#### [INFORMATION SHOWN]
--- start ---
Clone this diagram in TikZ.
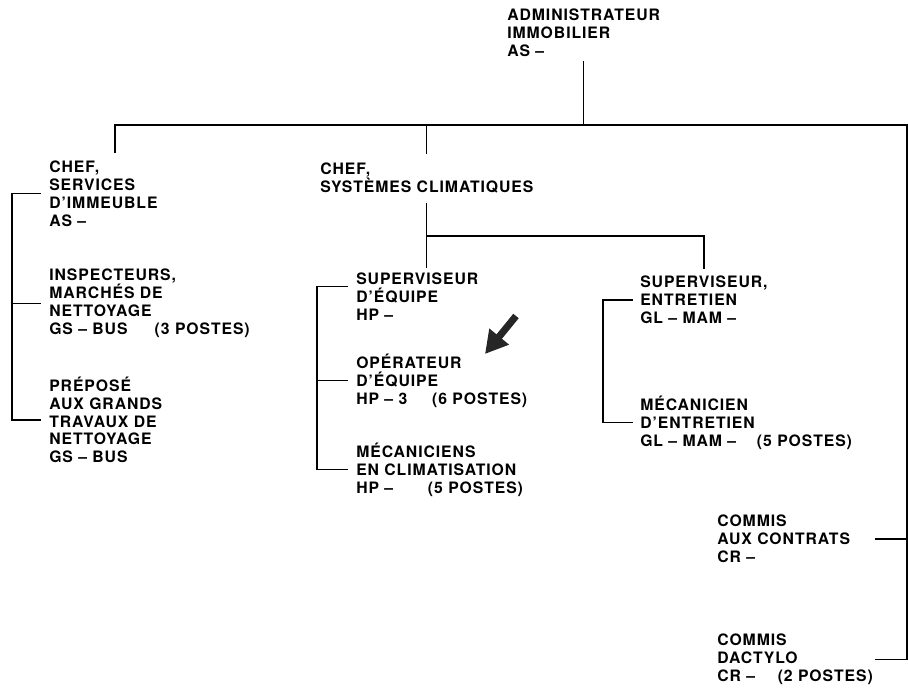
\documentclass[tikz,border=0pt]{standalone}
\usepackage{fontspec}
\setmainfont{TeX Gyre Heros}[LetterSpace=6]
\usepackage{tikz}
\usetikzlibrary{arrows.meta, calc}

\begin{document}
\begin{tikzpicture}[x=0.025cm, y=-0.025cm,
  poste/.style={anchor=north west, inner sep=0pt, align=left,
    font=\fontsize{11.2}{12.6}\selectfont\bfseries,
    execute at begin node={\rule{0pt}{10pt}}},
  lien/.style={line width=0.9pt, line cap=rect}]
\useasboundingbox (0,0) rectangle (908,696);
% postes
\path
(507,9) node[poste] (admin) {ADMINISTRATEUR\\IMMOBILIER\\AS –};
\path
(49,161) node[poste] (chefsvc) {CHEF,\\SERVICES\\D’IMMEUBLE\\AS –};
\path
(49,269) node[poste] (inspect) {INSPECTEURS,\\MARCHÉS DE\\NETTOYAGE\\\makebox[75pt][l]{GS – BUS}(3 POSTES)};
\path
(49,377) node[poste] (prepose) {PRÉPOSÉ\\AUX GRANDS\\TRAVAUX DE\\NETTOYAGE\\GS – BUS};
\path
(320,163) node[poste] (chefclim) {CHEF,\\SYSTÈMES CLIMATIQUES};
\path
(356,273) node[poste] (supeq) {SUPERVISEUR\\D’ÉQUIPE\\HP –};
\path
(356,354) node[poste] (operat) {OPÉRATEUR\\D’ÉQUIPE\\\makebox[54pt][l]{HP – 3}(6 POSTES)};
\path
(356,443) node[poste] (mecclim) {MÉCANICIENS\\EN CLIMATISATION\\\makebox[51pt][l]{HP –}(5 POSTES)};
\path
(640,276) node[poste] (supent) {SUPERVISEUR,\\ENTRETIEN\\GL – MAM –};
\path
(640,396) node[poste] (mecent) {MÉCANICIEN\\D’ENTRETIEN\\\makebox[83pt][l]{GL – MAM –}(5 POSTES)};
\path
(717,515) node[poste] (contrat) {COMMIS\\AUX CONTRATS\\CR –};
\path
(717,634) node[poste] (dactylo) {COMMIS\\DACTYLO\\\makebox[43pt][l]{CR –}(2 POSTES)};
% reperes
\coordinate (barL) at (115,125);
\coordinate (barR) at (907,125);
\coordinate (climbar) at (0,236);
\coordinate (brL) at (12,0);
\coordinate (brM) at (317,0);
\coordinate (brR) at (603,0);
\coordinate (stubR) at (876,0);
% liens
\draw[lien] (barL) -- (barR);
\draw[lien] ([yshift=-3.5pt]admin.south) -- (admin.south |- barL);
\draw[lien] (barL) -- ([yshift=6.4pt]barL |- chefsvc.north);
\draw[lien] (chefclim.north |- barL) -- ([yshift=7pt]chefclim.north);
\draw[lien] ([yshift=-7pt]chefclim.south) -- ([yshift=4.3pt]chefclim.south |- supeq.north);
\draw[lien] (chefclim.south |- climbar) -| ([yshift=5.5pt]supent.north);
\draw[lien] ($(chefsvc.west)+(-9,0)$) -| (brL |- prepose.west) -- ($(prepose.west)+(-9,0)$);
\draw[lien] ($(inspect.west)+(-9,0)$) -- (brL |- inspect.west);
\draw[lien] ($(supeq.west)+(-9,-10)$) -| (brM |- mecclim.west) -- ($(mecclim.west)+(-9,0)$);
\draw[lien] ($(operat.west)+(-9,0)$) -- (brM |- operat.west);
\draw[lien] ($(supent.west)+(-8,0)$) -| (brR |- mecent.west) -- ($(mecent.west)+(-8,0)$);
\draw[lien] (barR) -- (barR |- dactylo.east) -- (stubR |- dactylo.east);
\draw[lien] (stubR |- contrat.east) -- (barR |- contrat.east);
% fleche
\coordinate (arrtail) at (516,316);
\coordinate (arrtip) at (485,354);
\draw[line width=5pt, black!85, -{Triangle[length=16pt, width=17pt]}] (arrtail) -- (arrtip);
\end{tikzpicture}
\end{document}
--- end ---
#### [EXERCISE OBJECTIVE]
Quote the listing above in full, except for the pictures.

#### [RIGHT ANSWER]
Clone this diagram in TikZ.
\documentclass[tikz,border=0pt]{standalone}
\usepackage{fontspec}
\setmainfont{TeX Gyre Heros}[LetterSpace=6]
\usepackage{tikz}
\usetikzlibrary{arrows.meta, calc}

\begin{document}
\begin{tikzpicture}[x=0.025cm, y=-0.025cm,
  poste/.style={anchor=north west, inner sep=0pt, align=left,
    font=\fontsize{11.2}{12.6}\selectfont\bfseries,
    execute at begin node={\rule{0pt}{10pt}}},
  lien/.style={line width=0.9pt, line cap=rect}]
\useasboundingbox (0,0) rectangle (908,696);
% postes
\path
(507,9) node[poste] (admin) {ADMINISTRATEUR\\IMMOBILIER\\AS –};
\path
(49,161) node[poste] (chefsvc) {CHEF,\\SERVICES\\D’IMMEUBLE\\AS –};
\path
(49,269) node[poste] (inspect) {INSPECTEURS,\\MARCHÉS DE\\NETTOYAGE\\\makebox[75pt][l]{GS – BUS}(3 POSTES)};
\path
(49,377) node[poste] (prepose) {PRÉPOSÉ\\AUX GRANDS\\TRAVAUX DE\\NETTOYAGE\\GS – BUS};
\path
(320,163) node[poste] (chefclim) {CHEF,\\SYSTÈMES CLIMATIQUES};
\path
(356,273) node[poste] (supeq) {SUPERVISEUR\\D’ÉQUIPE\\HP –};
\path
(356,354) node[poste] (operat) {OPÉRATEUR\\D’ÉQUIPE\\\makebox[54pt][l]{HP – 3}(6 POSTES)};
\path
(356,443) node[poste] (mecclim) {MÉCANICIENS\\EN CLIMATISATION\\\makebox[51pt][l]{HP –}(5 POSTES)};
\path
(640,276) node[poste] (supent) {SUPERVISEUR,\\ENTRETIEN\\GL – MAM –};
\path
(640,396) node[poste] (mecent) {MÉCANICIEN\\D’ENTRETIEN\\\makebox[83pt][l]{GL – MAM –}(5 POSTES)};
\path
(717,515) node[poste] (contrat) {COMMIS\\AUX CONTRATS\\CR –};
\path
(717,634) node[poste] (dactylo) {COMMIS\\DACTYLO\\\makebox[43pt][l]{CR –}(2 POSTES)};
% reperes
\coordinate (barL) at (115,125);
\coordinate (barR) at (907,125);
\coordinate (climbar) at (0,236);
\coordinate (brL) at (12,0);
\coordinate (brM) at (317,0);
\coordinate (brR) at (603,0);
\coordinate (stubR) at (876,0);
% liens
\draw[lien] (barL) -- (barR);
\draw[lien] ([yshift=-3.5pt]admin.south) -- (admin.south |- barL);
\draw[lien] (barL) -- ([yshift=6.4pt]barL |- chefsvc.north);
\draw[lien] (chefclim.north |- barL) -- ([yshift=7pt]chefclim.north);
\draw[lien] ([yshift=-7pt]chefclim.south) -- ([yshift=4.3pt]chefclim.south |- supeq.north);
\draw[lien] (chefclim.south |- climbar) -| ([yshift=5.5pt]supent.north);
\draw[lien] ($(chefsvc.west)+(-9,0)$) -| (brL |- prepose.west) -- ($(prepose.west)+(-9,0)$);
\draw[lien] ($(inspect.west)+(-9,0)$) -- (brL |- inspect.west);
\draw[lien] ($(supeq.west)+(-9,-10)$) -| (brM |- mecclim.west) -- ($(mecclim.west)+(-9,0)$);
\draw[lien] ($(operat.west)+(-9,0)$) -- (brM |- operat.west);
\draw[lien] ($(supent.west)+(-8,0)$) -| (brR |- mecent.west) -- ($(mecent.west)+(-8,0)$);
\draw[lien] (barR) -- (barR |- dactylo.east) -- (stubR |- dactylo.east);
\draw[lien] (stubR |- contrat.east) -- (barR |- contrat.east);
% fleche
\coordinate (arrtail) at (516,316);
\coordinate (arrtip) at (485,354);
\draw[line width=5pt, black!85, -{Triangle[length=16pt, width=17pt]}] (arrtail) -- (arrtip);
\end{tikzpicture}
\end{document}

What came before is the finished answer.